Catalogue > Un extrait vidéo au hasard

Dimitri Venkov

Krisis

Doc. expérimental | 4k | couleur | 32:26 | Russie | 2016

The video Krisis is a reenactment of a facebook discussion among Russian and Ukrainian artists, which took place in December 2013 upon the tear-down of the statue of Lenin in Kiev during the early stages of the Maidan protests. The discussion unfolds at a pivoting point in modern history. In fact, it occurs at the very moment when History bursts into the scene as a force surpassing individual actors and dragging them into its course in an indefinite capacity somewhere between that of a witness and participant. Krisis should also be understood here as trial or judgment, where twelve jurors debate the meaning of the historical event but fail to pass a verdict. Just as with Pilate’s judgment of Jesus, the decision is not reached and the trial takes on “a continuous and implacable course, an incessant passing and progress through time.” The historical crisis is bound to last like trauma in psychoanalysis: separated from its original context, it reappears in pathological forms in every sphere and at every moment. Structurally and thematically it is a remake of the Sidney Lumet film “Twelve Angry Men.” This classic is an idealized image of the American democracy based on inclusiveness. In the film Krisis the situation is reversed: although the characters belong to the same circle or community, their positions are irreconcilable and mutually exclusive thus making a compromise impossible. There is no way out of this argument but to split apart. The film Krisis plays out a metaphor of a society divided by history, politics, and aesthetics. New challenges further polarize it and augment its internal contradictions revealing a crisis as a state of imminent threat that the society presents for itself.

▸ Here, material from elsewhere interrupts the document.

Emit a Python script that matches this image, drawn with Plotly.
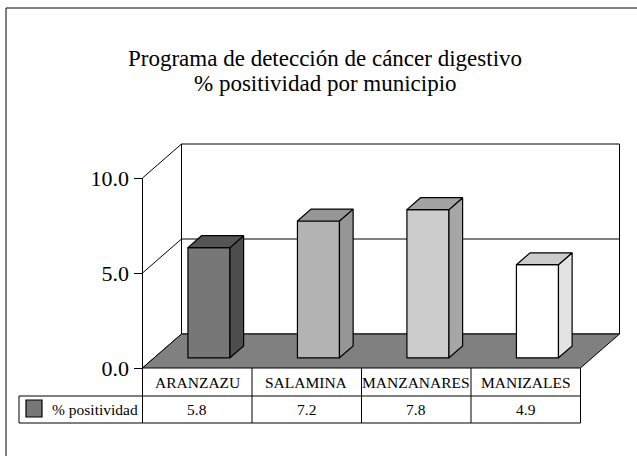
import plotly.graph_objects as go

# ---------------- data ----------------
categories = ["ARANZAZU", "SALAMINA", "MANZANARES", "MANIZALES"]
values = [5.8, 7.2, 7.8, 4.9]
series_name = "% positividad"
title_lines = ["Programa de detección de cáncer digestivo", "% positividad por municipio"]
y_tickvals = [0, 5, 10]
y_ticktext = ["0.0", "5.0", "10.0"]

# ---------------- styles ----------------
front_colors = ["#777777", "#b3b3b3", "#cccccc", "#ffffff"]
side_colors = ["#4d4d4d", "#969696", "#a6a6a6", "#e3e3e3"]
top_colors = ["#555555", "#969696", "#a3a3a3", "#cccccc"]
floor_color = "#808080"
FONT = "Liberation Serif, Times New Roman, serif"

W, H = 637, 456
PX_X = 109.5          # pixels per category unit
PX_Y = 19.0           # pixels per value unit
X0_PX = 142.5         # pixel of the front-left corner
Y0_PX = 368.0         # pixel of the value 0 on the front plane
xmin = -0.5 - X0_PX / PX_X
xmax = xmin + W / PX_X
ymax = Y0_PX / PX_Y
ymin = ymax - H / PX_Y

DX = 39 / PX_X        # depth offset of the chart box (x units)
DY = 34 / PX_Y        # depth offset of the chart box (y units)
BAR_Z0 = 0.30         # depth fraction where bar front face sits
BAR_DZ = 0.35         # bar depth fraction
BAR_W = 0.384
YMAXV = 10

n = len(categories)
left_edge = -0.5
right_edge = n - 0.5
ROW1_Y = (Y0_PX - 396) / PX_Y
ROW2_Y = (Y0_PX - 423) / PX_Y
LEG_LEFT = xmin + 19 / PX_X

fig = go.Figure()

# front faces of the bars
bar_x = [i + BAR_Z0 * DX for i in range(n)]
bar_base = BAR_Z0 * DY
fig.add_trace(go.Bar(
    x=bar_x, y=values, base=[bar_base] * n, width=BAR_W,
    marker=dict(color=front_colors, line=dict(color="black", width=1.2)),
    hoverinfo="skip", showlegend=False, name=series_name,
))

# side and top faces (computed from the values)
ddx, ddy = BAR_DZ * DX, BAR_DZ * DY
for i, v in enumerate(values):
    xl = bar_x[i] - BAR_W / 2
    xr = bar_x[i] + BAR_W / 2
    top = bar_base + v
    fig.add_trace(go.Scatter(
        x=[xr, xr, xr + ddx, xr + ddx, xr],
        y=[bar_base, top, top + ddy, bar_base + ddy, bar_base],
        mode="lines", fill="toself", fillcolor=side_colors[i],
        line=dict(color="black", width=1.2), hoverinfo="skip", showlegend=False))
    fig.add_trace(go.Scatter(
        x=[xl, xr, xr + ddx, xl + ddx, xl],
        y=[top, top, top + ddy, top + ddy, top],
        mode="lines", fill="toself", fillcolor=top_colors[i],
        line=dict(color="black", width=1.2), hoverinfo="skip", showlegend=False))

shapes = []
ln = dict(color="black", width=1)
# back wall
shapes.append(dict(type="rect", xref="x", yref="y", x0=left_edge + DX, x1=right_edge + DX,
                   y0=DY, y1=YMAXV + DY, fillcolor="white", line=ln, layer="below"))
# side wall
shapes.append(dict(type="path", xref="x", yref="y",
                   path=f"M {left_edge},0 L {left_edge},{YMAXV} L {left_edge+DX},{YMAXV+DY} L {left_edge+DX},{DY} Z",
                   fillcolor="white", line=ln, layer="below"))
# gridline at 5
for gv in y_tickvals[1:-1]:
    shapes.append(dict(type="line", xref="x", yref="y", x0=left_edge + DX, x1=right_edge + DX,
                       y0=gv + DY, y1=gv + DY, line=ln, layer="below"))
    shapes.append(dict(type="line", xref="x", yref="y", x0=left_edge, x1=left_edge + DX,
                       y0=gv, y1=gv + DY, line=ln, layer="below"))
# floor
shapes.append(dict(type="path", xref="x", yref="y",
                   path=f"M {left_edge},0 L {right_edge},0 L {right_edge+DX},{DY} L {left_edge+DX},{DY} Z",
                   fillcolor=floor_color, line=ln, layer="below"))
# data table
for k in range(n + 1):
    shapes.append(dict(type="line", xref="x", yref="y", x0=left_edge + k, x1=left_edge + k,
                       y0=0, y1=ROW2_Y, line=ln, layer="above"))
for yy in (ROW1_Y, ROW2_Y):
    shapes.append(dict(type="line", xref="x", yref="y", x0=LEG_LEFT, x1=right_edge,
                       y0=yy, y1=yy, line=ln, layer="above"))
shapes.append(dict(type="line", xref="x", yref="y", x0=LEG_LEFT, x1=LEG_LEFT,
                   y0=ROW1_Y, y1=ROW2_Y, line=ln, layer="above"))
# legend key in table
shapes.append(dict(type="rect", xref="x", yref="y",
                   x0=xmin + 26 / PX_X, x1=xmin + 42 / PX_X,
                   y0=(Y0_PX - 400) / PX_Y, y1=(Y0_PX - 417) / PX_Y,
                   fillcolor=front_colors[0], line=dict(color="black", width=1.2), layer="above"))
# outer border of the chart area
shapes.append(dict(type="rect", xref="paper", yref="paper", x0=6 / W, x1=1.05,
                   y0=-0.05, y1=1 - 8 / H, line=ln, fillcolor="rgba(0,0,0,0)", layer="below"))

annotations = []
for j, (t, py) in enumerate(zip(title_lines, [58.5, 83.5])):
    annotations.append(dict(text=t, xref="paper", yref="paper", x=325 / W, y=1 - py / H,
                            xanchor="center", yanchor="middle", showarrow=False,
                            font=dict(family=FONT, size=23, color="black")))
for i, c in enumerate(categories):
    annotations.append(dict(text=c, xref="x", yref="y", x=i, y=ROW1_Y / 2,
                            xanchor="center", yanchor="middle", showarrow=False,
                            font=dict(family=FONT, size=15.5, color="black")))
    annotations.append(dict(text=f"{values[i]:.1f}", xref="x", yref="y", x=i,
                            y=(ROW1_Y + ROW2_Y) / 2, xanchor="center", yanchor="middle",
                            showarrow=False, font=dict(family=FONT, size=15.5, color="black")))
annotations.append(dict(text=series_name, xref="x", yref="y", x=xmin + 50 / PX_X,
                        y=(ROW1_Y + ROW2_Y) / 2, xanchor="left", yanchor="middle",
                        showarrow=False, font=dict(family=FONT, size=15.5, color="black")))

fig.update_layout(
    width=W, height=H, autosize=False,
    margin=dict(l=0, r=0, t=0, b=0),
    paper_bgcolor="white", plot_bgcolor="white",
    showlegend=False,
    xaxis=dict(range=[xmin, xmax], visible=False, fixedrange=True),
    yaxis=dict(range=[ymin, ymax], anchor="free", position=X0_PX / W, side="left",
               tickvals=y_tickvals, ticktext=y_ticktext, ticks="outside", ticklen=9,
               tickwidth=1, tickcolor="black", showline=False, showgrid=False,
               zeroline=False, tickfont=dict(family=FONT, size=22, color="black"),
               fixedrange=True),
    shapes=shapes, annotations=annotations,
    barmode="overlay",
)

fig.write_html(
    "out.html",
    config={"displayModeBar": False},
    post_script="document.body.style.margin='0';document.body.style.overflow='hidden';",
)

Dimitri Venkov (born 1980) is a video artist and filmmaker working across art, film, and academic institutional contexts. His works have been presented at Vth Moscow Biennale, First Bergen Assembly, Hayward Gallery, Kino der Kunst, Documenta 14,Oberhausen and Moscow Film Festivals, and others. In 2012 he received the Young Artist Kandinsky Prize for his film Mad Mimes. He was nominated for the Moscow Innovation Prize and St. Petersburg Kuryokhin Prize. Dimitri is a professor of videoart at Moscow Rodchenko School of Photography and Multimedia and has lectured at Yale University, Moscow State University, Moscow Art and Multimedia Museum.